Tammy Thornton revisits The Shining with a fresh pair of eyes.
I want to be clear from the start, I love a good horror film. Of all genres, psychological, blood and gore, paranormal, the whole shebang. And I watched quite a few horror films as a youngster, hid behind the cushion, and watching guiltily as I knew my mam would not allow me to watch films that were not “age appropriate.
So I decided to start rewatching what we now call the classics. And not just in horror genres, but all kinds of iconic movies that still to this day, were huge box office successes, and major talking points in the entertainment industry.
The Shining was a huge favourite of mine growing up. I loved the idea of an alcoholic writer going slightly mad in a crazy old hotel, holed up in a snowstorm and a child that was also slightly disturbed, either by his surroundings or his own childhood issues, and his wife running for her life.
What I didn’t realise until very recently were the issues surrounding the filming of this iconic horror movie, with particular reference to Shelley Duvall. After some research, I discovered director Stanley Kubrick was such a “perfectionist” (I’d use other choice words actually), in ensuring the character Wendy was believable in her fear of her husband, that she was subjected to intense emotional and psychological abuse during her time filming. Other tactics he used are well documented, but to name a few, isolating her from other crew members, insisting they ignore her completely, cutting her lines, changing the script and ridiculous long days of filming with little or no rest.
He was consistently and solely responsible for her being in a permanent state of anxiety and torment, just to get his money shot, the infamous swinging of the baseball bat, which took 127 takes. In fact, Shelley Duvall was treated so appallingly and cruelly during this film, clumps of her hair fell out. She was continually gaslighted by Kubrick, with him her and her ideas were worthless and that she was wasting everyone’s time on set.
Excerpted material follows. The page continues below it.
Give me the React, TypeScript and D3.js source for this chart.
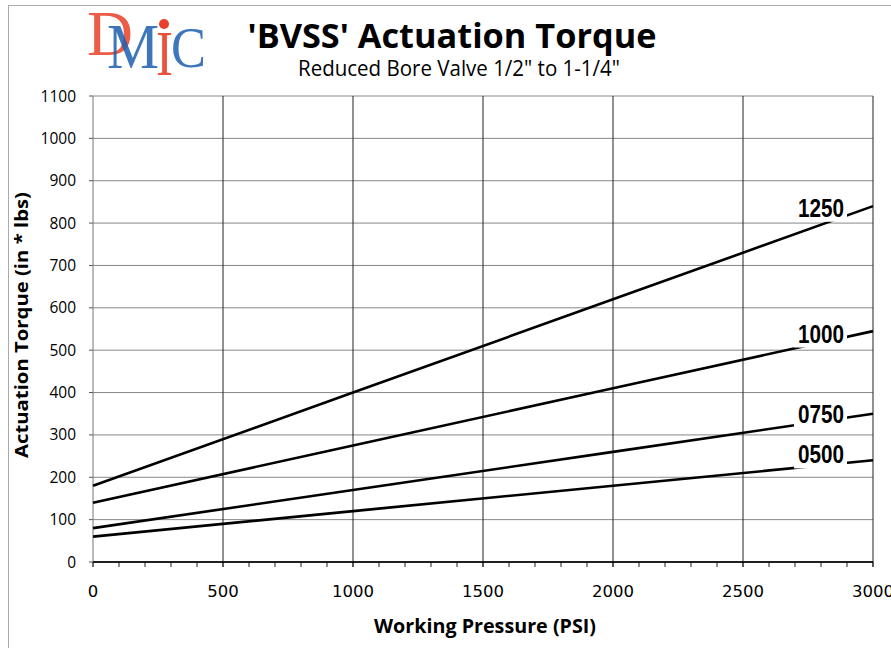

Fast forward 40 years, and as I rewatch this film, I have an horrendously uncomfortable feeling that what I’m now watching is nothing more than a systematic abuse. Shelley isn’t acting in the famous baseball scene, she is in genuine distress, her tears are real, her fear is palpable. But it’s not acting. This is watching a gruesome act of the cruellest form of abuse (while under contract) and we’re calling it entertainment.
Let’s be clear. This is not entertainment, this is us as an audience accepting, and even revelling in a woman in the deep depths of trauma, exhaustion and terror, and justifying it in our own minds that she’s an actress and it’s okay. That’s her job, and what a great actress she was.
There are quotes all over the internet of Kubrick telling the crew not to give Duvall any sympathy. Let’s also remind ourselves it is no coincidence that since that film, Duvall has lived a life as a recluse and suffered mental health issues. However, she is still forgiving and accepting when she talks of Kubrick, which would suggest she is still traumatised by her treatment.
Stephen King, on the other hand, maintains his disgust at what Kubrick did to the character of Wendy Torrance:
One of the most misogynistic characters ever put on film. She’s basically just there to scream and be stupid and that’s not the woman that I wrote about. [Stephen King]
So, the question remains. How far are we willing to go to be entertained, what are our limits, even when we know the back story of such an abusive tale? What will we accept as a general audience, and as individuals, or dismiss, just because we don’t want to question it? Are we blissfully unaware or acting deliberately ignorant, because it doesn’t actually directly affect us, it happened years ago, it was a different time; choose your own excuse on that one.
But it affected me. Directly and indirectly.
If a man treated a woman like this in today’s workplace, there would be an uproar. The industry has started taking on-set abuse very seriously – though there’s a long way to go. Just because something happened years ago, and was allegedly for that all-important cause i.e. a movie, for our entertainment, does that make it right now?
Any form of abuse towards anybody is wrong, I think we can all recognise that, but our personal levels of acceptance now have to be questioned. The world has changed since 1980, of course we know this. We understand emotional and psychological abuse better than ever. We know what gaslighting and coercive control looks like. And yet we are still complying and accepting this type of behaviour as a society, as it presents itself in all forms of entertainment.
The Staunch Test has coined a new term for films and TV dramas where the director abuses and torments his cast, male or female, for the sake of his ‘art’. We call them ‘Scourge movies’. A scourge is a horsewhip, or the person who causes trouble or suffering. That seems an appropriate term.